If Ms. Toynbee were to loosen her religious embrace of atheism and more carefully study history, she would recognize that one can neither prove, nor disprove, God’s existence. Over the course of human history, learned thinkers have attempted to marshal a wide variety of arguments for and against believing in the existence of God. None of them have been sufficient. Which leaves us with the opportunity to let our minds imagine and our souls embrace what virtually every human being who's ever lived has hoped for - that God does really exist. Not, as Ms. Toynbee writes, to "stunt and infantalise the imagination," but to examine the compelling arguments for and against belief in divinity as a basis for allowing the imaginative part of our humanity to explore possibilities.

Ms. Toynbee concludes her essay by writing that humanists are "certain that our destiny rests in our own hands." I wouldn't be so certain. If your destiny indeed rests in your own hands, please explain how your own hands were responsible for the genesis of your destiny.

As a politically progressive American Democratic voter, I am not alone in Christianity informing my sense of social justice.
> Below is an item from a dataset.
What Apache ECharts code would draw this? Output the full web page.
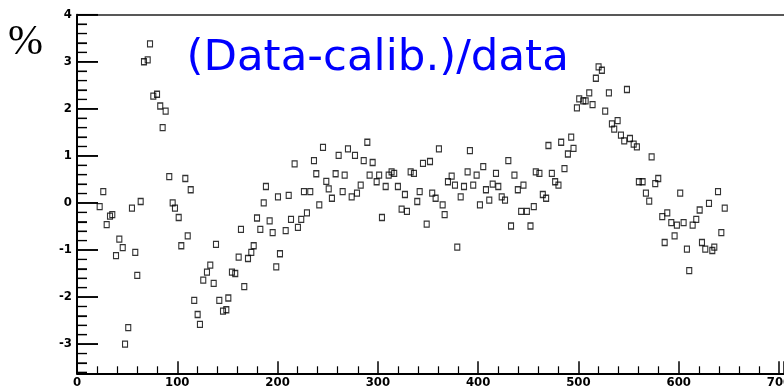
<!DOCTYPE html>
<html>
<head>
<meta charset="utf-8">
<script src="https://cdn.jsdelivr.net/npm/echarts@6/dist/echarts.min.js"></script>
<style>
  html, body { margin: 0; padding: 0; background: #fff; }
  #chart { width: 784px; height: 387px; }
</style>
</head>
<body>
<div id="chart"></div>
<script>
// Channel position (x) and relative deviation in percent (y)
const xValues = [
  22.6, 26.2, 29.6, 32.9, 35.2, 38.9, 42.2, 45.6, 47.9, 51.1,
  54.8, 58.1, 60.1, 63.5, 66.8, 70.5, 72.8, 76.1, 79.8, 83.0,
  85.4, 88.4, 92.0, 95.4, 97.7, 101.4, 104.0, 108.0, 110.4, 113.4,
  116.9, 120.3, 122.6, 125.9, 129.6, 132.9, 136.3, 138.6, 141.9, 145.6,
  148.9, 150.9, 154.5, 157.8, 161.2, 163.5, 166.8, 170.5, 173.8, 176.2,
  179.5, 182.8, 186.2, 188.4, 192.1, 195.1, 198.7, 200.4, 202.4, 208.1,
  211.1, 213.4, 217.0, 220.3, 223.6, 226.3, 229.3, 232.6, 236.3, 238.6,
  241.6, 245.3, 248.6, 251.0, 254.2, 257.9, 260.9, 264.9, 266.9, 270.2,
  273.9, 277.2, 279.2, 282.9, 285.9, 289.5, 291.8, 294.8, 298.8, 301.3,
  304.1, 307.8, 310.8, 313.7, 316.3, 320.0, 323.7, 327.0, 329.0, 332.7,
  336.0, 339.3, 341.7, 345.0, 348.7, 352.0, 354.2, 357.6, 360.9, 364.6,
  366.6, 369.9, 373.6, 376.9, 379.2, 382.6, 385.9, 389.5, 391.8, 395.1,
  398.5, 401.8, 405.1, 407.8, 411.1, 414.5, 417.8, 420.1, 423.5, 426.8,
  430.1, 432.8, 436.2, 439.6, 442.9, 445.2, 448.6, 452.2, 455.5, 457.5,
  461.1, 464.5, 467.8, 470.1, 473.5, 476.8, 480.1, 482.8, 486.1, 489.5,
  492.8, 495.1, 498.5, 500.8, 504.8, 507.2, 510.8, 514.1, 517.4, 520.1,
  523.4, 526.7, 530.4, 533.4, 535.7, 539.1, 542.4, 545.7, 548.4, 551.4,
  555.1, 558.3, 560.3, 564.0, 567.3, 570.6, 573.0, 576.6, 579.6, 583.6,
  586.0, 588.6, 592.6, 595.9, 598.2, 601.5, 604.9, 608.2, 610.5, 613.9,
  617.5, 620.9, 623.2, 626.5, 630.2, 633.5, 635.5, 639.2, 642.5, 645.9
];
const yValues = [
  -0.08, 0.24, -0.46, -0.28, -0.25, -1.12, -0.77, -0.95, -3.00, -2.65,
  -0.11, -1.05, -1.54, 0.03, 3.00, 3.04, 3.38, 2.27, 2.31, 2.06,
  1.60, 1.95, 0.56, 0.00, -0.11, -0.31, -0.91, 0.52, -0.70, 0.28,
  -2.07, -2.37, -2.58, -1.64, -1.47, -1.32, -1.71, -0.88, -2.07, -2.30,
  -2.27, -2.02, -1.47, -1.50, -1.15, -0.56, -1.78, -1.18, -1.05, -0.91,
  -0.32, -0.56, 0.00, 0.35, -0.38, -0.63, -1.36, 0.13, -1.08, -0.59,
  0.16, -0.35, 0.83, -0.52, -0.35, 0.24, -0.21, 0.24, 0.90, 0.62,
  -0.04, 1.18, 0.46, 0.30, 0.10, 0.62, 1.01, 0.24, 0.59, 1.15,
  0.13, 1.01, 0.21, 0.38, 0.90, 1.29, 0.59, 0.86, 0.45, 0.59,
  -0.31, 0.35, 0.59, 0.66, 0.63, 0.35, -0.13, 0.18, -0.18, 0.66,
  0.63, 0.03, 0.24, 0.84, -0.45, 0.88, 0.21, 0.10, 1.15, -0.04,
  -0.25, 0.45, 0.57, 0.38, -0.94, 0.13, 0.35, 0.66, 1.11, 0.38,
  0.59, -0.04, 0.77, 0.28, 0.06, 0.40, 0.63, 0.35, 0.13, 0.06,
  0.90, -0.49, 0.59, 0.28, -0.18, 0.38, -0.18, -0.49, -0.08, 0.66,
  0.63, 0.18, 0.10, 1.22, 0.63, 0.45, 0.38, 1.29, 0.73, 1.04,
  1.40, 1.16, 2.02, 2.21, 2.17, 2.17, 2.34, 2.09, 2.65, 2.89,
  2.82, 1.95, 2.34, 1.68, 1.57, 1.75, 1.44, 1.32, 2.41, 1.37,
  1.25, 1.19, 0.45, 0.45, 0.21, 0.04, 0.98, 0.41, 0.52, -0.29,
  -0.84, -0.21, -0.42, -0.70, -0.47, 0.21, -0.42, -0.98, -1.44, -0.47,
  -0.35, -0.15, -0.84, -0.98, -0.01, -1.01, -0.94, 0.24, -0.63, -0.11
];

// Y-axis tick positions (percent)
const yMajorTicks = [-3, -2, -1, 0, 1, 2, 3, 4];
const yMinorTicks = [
  -3.6, -3.4, -3.2, -2.8, -2.6, -2.4, -2.2, -1.8, -1.6, -1.4, -1.2,
  -0.8, -0.6, -0.4, -0.2, 0.2, 0.4, 0.6, 0.8, 1.2, 1.4, 1.6, 1.8,
  2.2, 2.4, 2.6, 2.8, 3.2, 3.4, 3.6, 3.8
];

const titleText = '(Data-calib.)/data';
const unitText = '%';

const tickFont = {
  color: '#000',
  fontFamily: '"DejaVu Sans Condensed", "Liberation Sans Narrow", "Liberation Sans", sans-serif',
  fontWeight: 'bold',
  fontSize: 13
};

const textElements = [
  {
    type: 'text',
    left: 8,
    top: 22,
    z: 10,
    style: {
      text: unitText,
      font: '42px "Liberation Serif", "Times New Roman", serif',
      fill: '#000'
    }
  },
  {
    type: 'text',
    x: 186.5,
    y: 59,
    z: 10,
    style: {
      text: titleText,
      font: '43.5px "DejaVu Sans", Verdana, sans-serif',
      fill: '#0000ff',
      align: 'left',
      verticalAlign: 'middle'
    }
  }
];

const chart = echarts.init(document.getElementById('chart'), null, { renderer: 'canvas' });

chart.setOption({
  animation: false,
  backgroundColor: '#fff',
  grid: { left: 77, right: 0, top: 14.7, bottom: 13.7, outerBoundsMode: 'none' },
  xAxis: [
    {
      type: 'value',
      position: 'bottom',
      min: 0,
      max: 705,
      interval: 100,
      axisLine: { show: true, onZero: false, lineStyle: { color: '#000', width: 2 } },
      axisTick: { show: true, inside: true, length: 12, lineStyle: { color: '#000', width: 1.5 } },
      minorTick: { show: true, splitNumber: 5, length: 7, lineStyle: { color: '#000', width: 1.2 } },
      axisLabel: Object.assign({ margin: 3, showMaxLabel: false }, tickFont),
      splitLine: { show: false }
    },
    {
      type: 'value',
      position: 'top',
      min: 0,
      max: 705,
      axisLine: { show: true, onZero: false, lineStyle: { color: '#222', width: 1.5 } },
      axisTick: { show: false },
      axisLabel: { show: false },
      splitLine: { show: false }
    }
  ],
  yAxis: {
    type: 'value',
    min: -3.62,
    max: 4,
    splitNumber: 7,
    minInterval: 1,
    maxInterval: 1,
    axisLine: { show: true, onZero: false, lineStyle: { color: '#000', width: 2 } },
    axisTick: { show: true, inside: true, length: 21, lineStyle: { color: '#000', width: 1.5 } },
    minorTick: { show: true, splitNumber: 5, length: 10, lineStyle: { color: '#000', width: 1.2 } },
    axisLabel: Object.assign({ margin: 5, showMinLabel: false }, tickFont),
    splitLine: { show: false }
  },
  series: [
    {
      type: 'scatter',
      xAxisIndex: 0,
      data: xValues.map((x, i) => [x, yValues[i]]),
      symbol: 'rect',
      symbolSize: [5, 6],
      itemStyle: { color: 'rgba(0,0,0,0)', borderColor: '#000', borderWidth: 1.2 },
      emphasis: { disabled: true }
    }
  ],
  graphic: { elements: textElements }
});

// Inward tick marks on the left axis, placed through the y-axis scale
function tickLine(value, length, width) {
  const px = chart.convertToPixel({ xAxisIndex: 0 }, 0);
  const py = chart.convertToPixel({ yAxisIndex: 0 }, value);
  return {
    type: 'line',
    silent: true,
    z: 100,
    shape: { x1: px, y1: py, x2: px + length, y2: py },
    style: { stroke: '#000', lineWidth: width }
  };
}

const tickElements = yMajorTicks.map(v => tickLine(v, 21, 1.5))
  .concat(yMinorTicks.map(v => tickLine(v, 10, 1.2)));

chart.setOption({ graphic: { elements: textElements.concat(tickElements) } });
</script>
</body>
</html>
Ms. Toynbee may be surprised, pleasantly so, to learn about a body of work known as Catholic social justice which bases its care and concern for the least among us upon religious beliefs put into practice. Not the least of those beliefs is a respect for freedom of faith or of no faith at all. That's why lots of Catholics, as well as many other like-minded Christians, play a hugely constructive role in our politics, in our communities and in our larger society.

Rather than advancing false stereotypes that mischaracterize believers and foster the prejudice which she complains is directed at atheists, Ms. Toynbee may wish to more carefully consider distinguishing what believers of each distinct religion actually believe. Although opinions on complex issues within our respective cultures may differ, atheists and believers alike should be able to agreeably disagree without distorting each others' beliefs and values. Just as humanists have at times played a useful role in challenging unquestioned prevailing attitudes, so have believers been profoundly influential in turning primitive communities into civilized societies.